Dato' Yasmin Mahmood, MDeC

Dato' Yasmin Mahmood, MDeCDato’ Sri Mohd Najib praised MDeC and CEO Dato’ Yasmin Mahmood (right in pic, with MDeC Vice President of Communications and Marketing Razaleigh Zainal next to her) for their efforts in developing the ICT industry towards creating a developed digital economy.

“It has been one year since Dato’ Yasmin Mahmood took the helm of MDeC, and I am pleased to see the progress MDeC has made during that time, particularly in strengthening the Digital Malaysia national agenda. I am confident that MDeC will continue to play an important role as a catalyst for ICT and the driver of the digital economy. With MDeC celebrating its 20th anniversary next year, I am excited to see what will be in store in the years to come,” he said.

Bridging the digital divide

The Prime Minister said that the increasing hyperconnectivity of the inhabitants of the digital world will not only give rise to new opportunities, but will also have implications that grow in proportion with the rise of the digital natives.

“I take note of the Department of Statistics’ projection that 50% of the Malaysian workforce will be milllenials or younger by 2020. What are their expectations of Government services? How do we communicate with and engage them? What skill sets will they require to handle the jobs of the future? How will they vote?”

The Prime Minister said that these questions will have to be dealt with ponder even as the government continues efforts to ensure the provision of technological advancement. He stated that Malaysia is well on the way to bridging the analogue and digital spheres in pursuit of the goal of becoming a fully-developed economy, driven by a productive and enlightened citizenry, and guided by a forward-looking government.

He also added that the years of development and digital transformation of the Malaysian ICT industry has gained recognition worldwide, when he became one of five heads of government to be receive the ‘ICTs in Sustainable Development’ Award  by the United Nation’s International Telecommunications Union in New York in September. “The inaugural [award] I received was as much as an award for the country as it was for me. It is a testament to all that we have achieved in progressing from an agrarian economy to a knowledge-based, export-driven economy spurred by high technology, software and services: a digital economy.”

Dato’ Sri Mohd Najib said that Malaysia should not, however, become complacent in its bid to become an advanced economy and inclusive nation.
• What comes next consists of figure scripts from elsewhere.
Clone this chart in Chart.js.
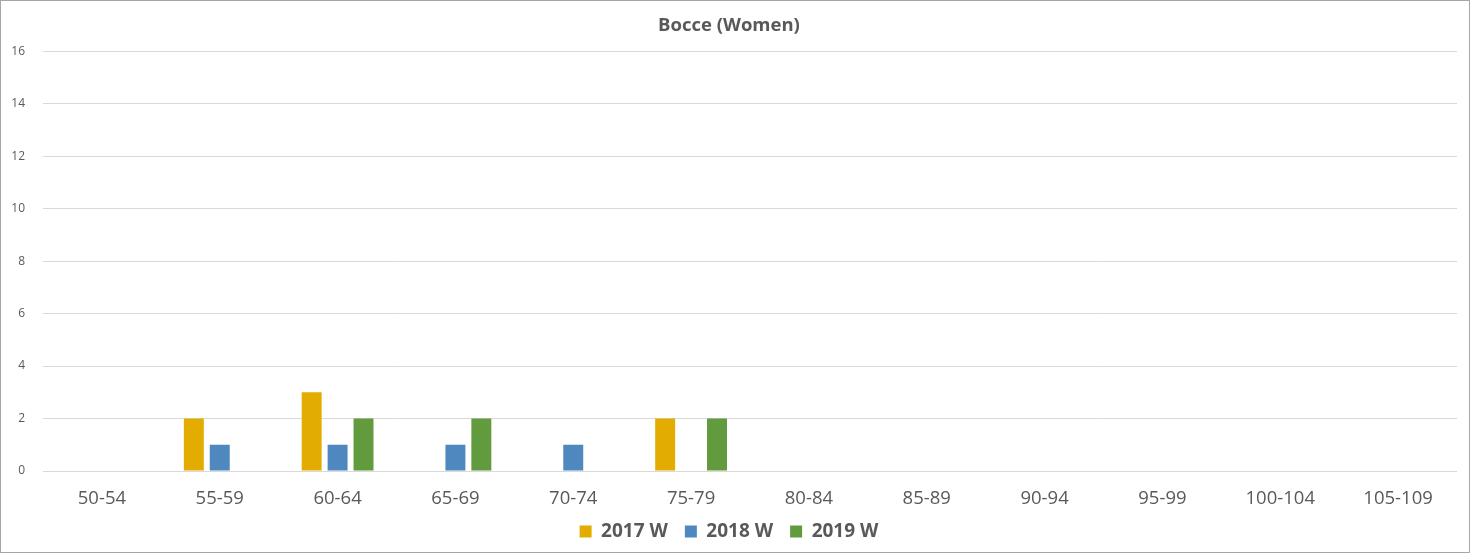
<!DOCTYPE html>
<html lang="en">
<head>
  <meta charset="UTF-8">
  <title>Bocce (Women)</title>
  <script src="https://cdn.jsdelivr.net/npm/chart.js"></script>
  <style>
    html, body { margin: 0; padding: 0; background: #fff; }
    .frame {
      position: absolute; left: 0; top: 0;
      width: 1468px; height: 551px;
      border: 1px solid #a6a6a6;
    }
    canvas { display: block; }
  </style>
</head>
<body>
  <div class="frame">
    <canvas id="chart" width="1468" height="551"></canvas>
  </div>

<script>
    // age groups and counts per year
    const ageGroups = ['50-54', '55-59', '60-64', '65-69', '70-74', '75-79', '80-84', '85-89', '90-94', '95-99', '100-104', '105-109'];
    const women2017 = [0, 2, 3, 0, 0, 2, 0, 0, 0, 0, 0, 0];
    const women2018 = [0, 1, 1, 1, 1, 0, 0, 0, 0, 0, 0, 0];
    const women2019 = [0, 0, 2, 2, 0, 2, 0, 0, 0, 0, 0, 0];
    const yTicks = [0, 2, 4, 6, 8, 10, 12, 14, 16];

    const fontFamily = '"Open Sans", sans-serif';
    const textColor = '#595959';

    const ctx = document.getElementById('chart').getContext('2d');

    new Chart(ctx, {
        type: 'bar',
        data: {
            labels: ageGroups,
            datasets: [
                { label: '2017 W', data: women2017, backgroundColor: '#E3AC00' },
                { label: '2018 W', data: women2018, backgroundColor: '#4F88BE' },
                { label: '2019 W', data: women2019, backgroundColor: '#629A3E' }
            ]
        },
        options: {
            responsive: false,
            animation: false,
            categoryPercentage: 0.66,
            barPercentage: 0.77,
            layout: { padding: { left: 0, right: 12, top: 4, bottom: 1 } },
            scales: {
                x: {
                    afterFit: axis => { axis.height = 34; },
                    grid: { display: false },
                    border: { display: false },
                    ticks: { color: textColor, font: { family: fontFamily, size: 18.5 }, padding: 9 }
                },
                y: {
                    min: 0,
                    max: 16,
                    afterBuildTicks: axis => { axis.ticks = yTicks.map(v => ({ value: v })); },
                    afterFit: axis => { axis.width = 42; },
                    grid: { color: '#d9d9d9', drawTicks: false },
                    border: { display: false },
                    ticks: { color: textColor, font: { family: fontFamily, size: 12 }, padding: 18 }
                }
            },
            plugins: {
                title: {
                    display: true,
                    text: 'Bocce (Women)',
                    color: textColor,
                    font: { family: fontFamily, size: 18.5, weight: 'bold' },
                    padding: { top: 10, bottom: 14 }
                },
                legend: {
                    position: 'bottom',
                    labels: {
                        color: textColor,
                        boxWidth: 12,
                        boxHeight: 12,
                        padding: 17,
                        font: { family: fontFamily, size: 19, weight: 'bold' }
                    }
                },
                tooltip: { enabled: false }
            }
        }
    });
</script>
</body>
</html>
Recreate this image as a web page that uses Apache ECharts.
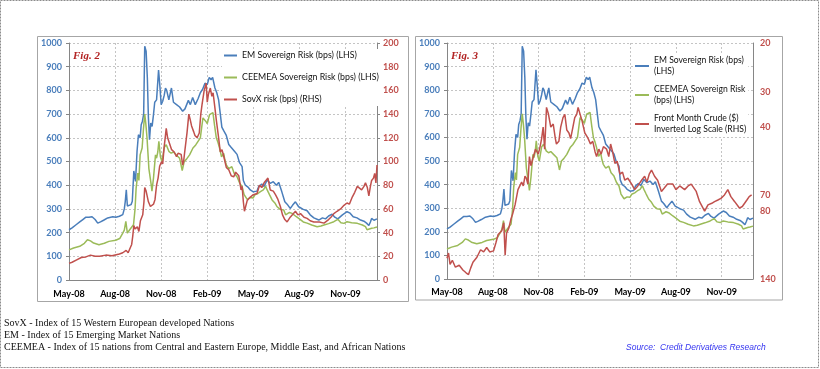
<!DOCTYPE html>
<html>
<head>
<meta charset="utf-8">
<script src="https://cdn.jsdelivr.net/npm/echarts@6/dist/echarts.min.js"></script>
<style>
html,body{margin:0;padding:0;background:#fff;}
#chart{width:820px;height:369px;}
</style>
</head>
<body>
<div id="chart"></div>
<script>
// time is expressed in months since 1 May 2008
const xTickLabels = ['May-08','Aug-08','Nov-08','Feb-09','May-09','Aug-09','Nov-09'];
const leftTicks = [0,100,200,300,400,500,600,700,800,900,1000];
const crudeTicks = [20,30,40,70,80,140];

const emT = [0,0.2,0.46,0.7,0.9,1.1,1.3,1.5,1.7,1.87,2.05,2.25,2.52,2.85,3.05,3.28,3.5,3.6,3.66,3.73,3.8,3.9,4.04,4.12,4.22,4.33,4.43,4.52,4.63,4.7,4.78,4.86,4.93,5.02,5.1,5.17,5.24,5.32,5.41,5.5,5.58,5.7,5.83,5.92,6.0,6.1,6.2,6.28,6.36,6.5,6.6,6.67,6.8,7.0,7.2,7.4,7.55,7.77,7.9,8.05,8.22,8.4,8.55,8.7,8.85,9.0,9.13,9.25,9.35,9.5,9.62,9.74,9.85,9.95,10.07,10.24,10.4,10.55,10.77,10.94,11.1,11.27,11.35,11.48,11.65,11.8,12.0,12.24,12.35,12.55,12.7,12.9,13.1,13.3,13.5,13.65,13.85,14.05,14.2,14.4,14.55,14.74,14.95,15.25,15.5,15.7,15.94,16.26,16.5,16.7,16.9,17.13,17.3,17.5,17.8,18.1,18.3,18.5,18.75,18.98,19.2,19.37,19.52,19.62,19.7,19.85,20.05];
const emV = [212,220,233,245,255,265,265,267,255,240,245,252,262,267,265,269,276,300,330,381,312,305,318,332,460,416,543,613,600,655,670,700,986,965,853,684,592,662,648,698,750,760,886,815,740,754,780,810,800,760,790,810,750,740,730,712,722,758,740,770,740,765,790,805,830,825,855,845,855,810,790,760,700,645,630,610,572,560,543,530,495,478,420,400,392,380,372,375,394,405,395,422,408,415,400,412,373,330,320,302,315,330,309,298,292,275,262,253,262,258,270,278,265,258,275,288,282,267,262,253,248,240,230,245,260,252,258];

const ceeT = [0,0.3,0.7,1.0,1.2,1.4,1.6,1.95,2.3,2.6,3.04,3.3,3.5,3.6,3.7,3.8,3.95,4.2,4.3,4.37,4.48,4.55,4.63,4.76,4.85,4.93,5.0,5.08,5.2,5.35,5.4,5.5,5.63,5.7,5.78,5.85,5.95,6.05,6.2,6.33,6.5,6.65,6.8,6.98,7.2,7.3,7.37,7.5,7.65,7.85,8.07,8.25,8.4,8.55,8.65,8.72,8.9,9.0,9.15,9.37,9.48,9.59,9.7,9.8,9.93,10.07,10.15,10.24,10.4,10.6,10.75,10.94,11.1,11.27,11.4,11.6,11.8,11.98,12.1,12.3,12.46,12.65,12.8,12.9,13.05,13.22,13.4,13.55,13.75,13.98,14.1,14.2,14.35,14.52,14.8,15.0,15.25,15.5,15.8,16.15,16.4,16.6,16.9,17.24,17.5,17.7,17.9,18.1,18.4,18.77,19.1,19.3,19.4,19.52,19.7,19.85,20.05];
const ceeV = [127,135,142,155,170,165,156,149,155,163,168,175,198,210,247,198,212,233,300,388,451,420,528,557,640,700,660,599,470,402,375,430,528,514,540,585,520,500,560,571,543,535,540,528,514,520,462,500,510,528,557,570,585,600,650,684,670,660,698,706,650,600,580,557,520,534,506,486,470,478,450,436,410,394,360,340,348,346,359,365,373,380,395,380,360,338,325,309,298,295,275,267,285,281,267,258,245,240,232,225,228,232,238,246,256,242,239,246,242,239,232,225,212,211,218,220,224];

const sovT = [0,0.2,0.5,0.8,1.1,1.4,1.7,2.0,2.4,2.8,3.28,3.5,3.72,3.85,3.98,4.08,4.15,4.22,4.3,4.37,4.45,4.55,4.65,4.8,4.88,4.93,5.02,5.17,5.3,5.4,5.5,5.6,5.7,5.8,5.9,6.03,6.1,6.2,6.28,6.33,6.42,6.55,6.68,6.85,7.0,7.1,7.3,7.4,7.46,7.55,7.68,7.8,7.88,7.98,8.12,8.2,8.34,8.48,8.58,8.66,8.8,8.93,9.0,9.08,9.2,9.3,9.38,9.5,9.59,9.74,9.85,9.96,10.08,10.24,10.4,10.56,10.72,10.85,11.05,11.2,11.27,11.35,11.42,11.5,11.6,11.8,12.0,12.24,12.4,12.55,12.7,12.82,12.95,13.1,13.3,13.44,13.6,13.76,13.9,14.05,14.2,14.4,14.6,14.74,14.9,15.07,15.3,15.5,15.7,15.94,16.3,16.6,16.9,17.05,17.24,17.45,17.68,17.9,18.1,18.25,18.44,18.6,18.77,18.9,19.05,19.2,19.3,19.42,19.52,19.62,19.7,19.82,19.9,19.98,20.05];
const sovV = [14,15,17,19,19.5,21,20,20,21,20.5,22,23,25,23,23,30,37,46,43,42,45,41,50,55,66,78,75,66,62,63,64,68,80,86,96,100,98,113,122,128,120,115,110,108,104,107,106,97,100,110,124,140,136,130,125,122,120,124,140,148,160,166,150,157,162,155,158,145,135,120,108,110,104,95,93,88,87,91,88,76,79,66,58,62,67,70,72,73,80,78,82,84,86,76,75,72,68,62,55,51,49,53,56,58,55,56,53,52,50,49,49,48,51,53,56,58,60,63,65,64,70,74,79,78,76,79,82,78,71,79,84,86,90,82,97];

const crudeT = [0,0.1,0.2,0.35,0.55,0.8,1.04,1.25,1.41,1.55,1.7,1.96,2.2,2.4,2.6,2.8,3.05,3.2,3.35,3.59,3.72,3.81,3.9,4.05,4.2,4.3,4.46,4.65,4.89,5.0,5.11,5.2,5.3,5.4,5.5,5.66,5.8,5.98,6.1,6.2,6.3,6.4,6.52,6.65,6.8,6.96,7.1,7.17,7.33,7.45,7.6,7.72,7.85,7.99,8.1,8.25,8.37,8.5,8.59,8.72,8.85,9.03,9.15,9.25,9.4,9.55,9.7,9.8,9.95,10.1,10.25,10.46,10.6,10.72,10.85,11.0,11.15,11.33,11.5,11.65,11.85,12.1,12.3,12.5,12.75,12.95,13.1,13.25,13.4,13.6,13.8,14.05,14.25,14.45,14.8,15.0,15.25,15.57,15.8,16.0,16.33,16.55,16.88,17.1,17.35,17.53,17.75,17.95,18.18,18.4,18.6,18.85,19.16,19.35,19.5,19.65,19.8,19.96];
const crudeV = [118,113,124,120,127,125,130,133,135,128,122,117,110,112,108,112,111,104,97,94,88,115,96,92,85,82,76,67,63,65,60,61,64,51,55,51,48,50,47,44,40,48,34,36,40,39,44,46,45,40,37,36,41,42,44,40,37,36,34,36,38,42,43,44,46,45,49,51,48,50,47,48,51,46,49,54,53,59,58,62,61,64,67,65,62,60,63,59,57,60,62,68,66,64,64,67,65,67,65,64,68,74,80,76,75,74,73,72,70,67,71,74,78,77,75,73,71,70];

const zip = (t, v) => t.map((x, i) => [x, v[i]]);

const BLUE = '#4A7EBB', GREEN = '#9BBB59', RED = '#C0504D';
const FONT = 'Lato';
const grid1 = {left: 69, top: 43, width: 308, height: 237};
const grid3 = {left: 447, top: 43, width: 306, height: 236};

function xAxis(gi, margin) {
  return {
    gridIndex: gi, type: 'value', min: 0, max: 20.05, interval: 3,
    axisLine: {show: true, lineStyle: {color: '#868686', width: 1}},
    axisTick: {show: false},
    splitLine: {show: true, lineStyle: {color: '#C4C4C4', type: [2, 2], width: 1}},
    axisLabel: {
      showMaxLabel: false, margin: margin, color: '#000', fontFamily: FONT, fontWeight: 'bold', fontSize: 9,
      formatter: v => {
        const k = Math.round(v / 3);
        return Math.abs(v / 3 - k) < 1e-6 && xTickLabels[k] ? xTickLabels[k] : '';
      }
    }
  };
}
function leftAxis(gi) {
  return {
    gridIndex: gi, type: 'value', position: 'left', min: leftTicks[0], max: leftTicks[leftTicks.length - 1], interval: 100,
    axisLine: {show: true, lineStyle: {color: '#868686'}},
    axisTick: {show: true, length: 3, lineStyle: {color: '#868686'}},
    splitLine: {show: true, lineStyle: {color: '#C4C4C4', type: [2, 2], width: 1}},
    axisLabel: {color: BLUE, fontFamily: FONT, fontWeight: 'bold', fontSize: 9, margin: 7, formatter: v => String(v)}
  };
}

const option = {
  animation: false,
  backgroundColor: '#fff',
  grid: [grid1, grid3],
  xAxis: [xAxis(0, 10), xAxis(1, 9)],
  yAxis: [
    leftAxis(0),
    {
      gridIndex: 0, type: 'value', position: 'right', min: 0, max: 200, interval: 20,
      axisLine: {show: true, lineStyle: {color: '#868686'}},
      axisTick: {show: true, length: 3, lineStyle: {color: '#868686'}},
      splitLine: {show: false},
      axisLabel: {color: RED, fontFamily: FONT, fontWeight: 'bold', fontSize: 9, margin: 6}
    },
    leftAxis(1),
    {
      gridIndex: 1, type: 'log', position: 'right', min: 20, max: 140, inverse: true,
      axisLine: {show: true, lineStyle: {color: '#868686'}},
      axisTick: {show: false},
      splitLine: {show: false},
      minorTick: {show: false},
      axisLabel: {color: RED, fontFamily: FONT, fontWeight: 'bold', fontSize: 9, margin: 7, customValues: crudeTicks}
    }
  ],
  legend: [
    {
      left: 222, top: 49, orient: 'vertical', itemGap: 13, itemWidth: 13, itemHeight: 2, icon: 'rect',
      backgroundColor: '#fff', padding: [2, 2, 2, 2],
      textStyle: {fontFamily: FONT, fontSize: 8.8, color: '#111'},
      data: ['EM Sovereign Risk (bps) (LHS)', 'CEEMEA Sovereign Risk (bps) (LHS)', 'SovX risk (bps) (RHS)']
    },
    {
      left: 633, top: 53, orient: 'vertical', itemGap: 7, itemWidth: 14, itemHeight: 2, icon: 'rect',
      backgroundColor: '#fff', padding: [2, 2, 2, 2],
      textStyle: {fontFamily: FONT, fontSize: 8.6, color: '#111', lineHeight: 11},
      data: ['EM Sovereign Risk (bps)\n(LHS)', 'CEEMEA Sovereign Risk\n(bps) (LHS)', 'Front Month Crude ($)\nInverted Log Scale (RHS)']
    }
  ],
  series: [
    {name: 'EM Sovereign Risk (bps) (LHS)', type: 'line', xAxisIndex: 0, yAxisIndex: 0, data: zip(emT, emV), color: BLUE},
    {name: 'CEEMEA Sovereign Risk (bps) (LHS)', type: 'line', xAxisIndex: 0, yAxisIndex: 0, data: zip(ceeT, ceeV), color: GREEN},
    {name: 'SovX risk (bps) (RHS)', type: 'line', xAxisIndex: 0, yAxisIndex: 1, data: zip(sovT, sovV), color: RED},
    {name: 'EM Sovereign Risk (bps)\n(LHS)', type: 'line', xAxisIndex: 1, yAxisIndex: 2, data: zip(emT, emV), color: BLUE},
    {name: 'CEEMEA Sovereign Risk\n(bps) (LHS)', type: 'line', xAxisIndex: 1, yAxisIndex: 2, data: zip(ceeT, ceeV), color: GREEN},
    {name: 'Front Month Crude ($)\nInverted Log Scale (RHS)', type: 'line', xAxisIndex: 1, yAxisIndex: 3, data: zip(crudeT, crudeV), color: RED}
  ].map(s => Object.assign(s, {showSymbol: false, symbol: 'none', lineStyle: {width: 1.5, color: s.color}, itemStyle: {color: s.color}})),
  graphic: [
    {type: 'rect', z: -1, shape: {x: 0.5, y: 0.5, width: 818, height: 367}, style: {fill: 'none', stroke: '#8c8c8c', lineWidth: 1, lineDash: [2, 1]}},
    {type: 'rect', z: -1, shape: {x: 37.5, y: 36.5, width: 371, height: 265}, style: {fill: 'none', stroke: '#A6A6A6', lineWidth: 1}},
    {type: 'rect', z: -1, shape: {x: 415.5, y: 36.5, width: 367, height: 263.5}, style: {fill: 'none', stroke: '#A6A6A6', lineWidth: 1}},
    {type: 'text', z: 10, style: {x: 73, y: 56, text: 'Fig. 2', font: 'italic bold 11px "Liberation Serif"', fill: '#B22222', verticalAlign: 'middle'}},
    {type: 'text', z: 10, style: {x: 451, y: 56, text: 'Fig. 3', font: 'italic bold 11px "Liberation Serif"', fill: '#B22222', verticalAlign: 'middle'}},
    {type: 'text', style: {x: 4, y: 323, text: 'SovX - Index of 15 Western European developed Nations', font: '10px "Liberation Serif"', fill: '#111', verticalAlign: 'middle'}},
    {type: 'text', style: {x: 4, y: 335, text: 'EM - Index of 15 Emerging Market Nations', font: '10px "Liberation Serif"', fill: '#111', verticalAlign: 'middle'}},
    {type: 'text', style: {x: 4, y: 347, text: 'CEEMEA - Index of 15 nations from Central and Eastern Europe, Middle East, and African Nations', font: '10px "Liberation Serif"', fill: '#111', verticalAlign: 'middle'}},
    {type: 'text', style: {x: 626, y: 348, text: 'Source:  Credit Derivatives Research', font: 'italic 8.5px "Liberation Sans"', fill: '#3535F0', verticalAlign: 'middle'}}
  ]
};

const chart = echarts.init(document.getElementById('chart'), null, {renderer: 'canvas'});
chart.setOption(option);
</script>
</body>
</html>
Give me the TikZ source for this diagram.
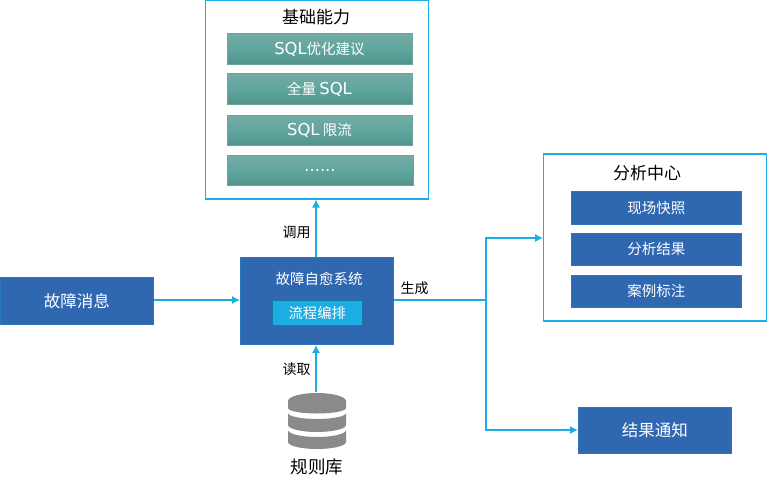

“It is important to enhance a knowledgeable and digitally-skilled society, supported by a robust and sustainable ICT ecosystem. We must intensify our efforts in innovating, accessing and adopting the use of digital technologies to build a brighter future for ourselves and our nation. Moving forward, as leaders, it is our shared responsibility to set the direction on how we can best steer the Digital Malaysia national agenda to the next chapter,” he emphasised.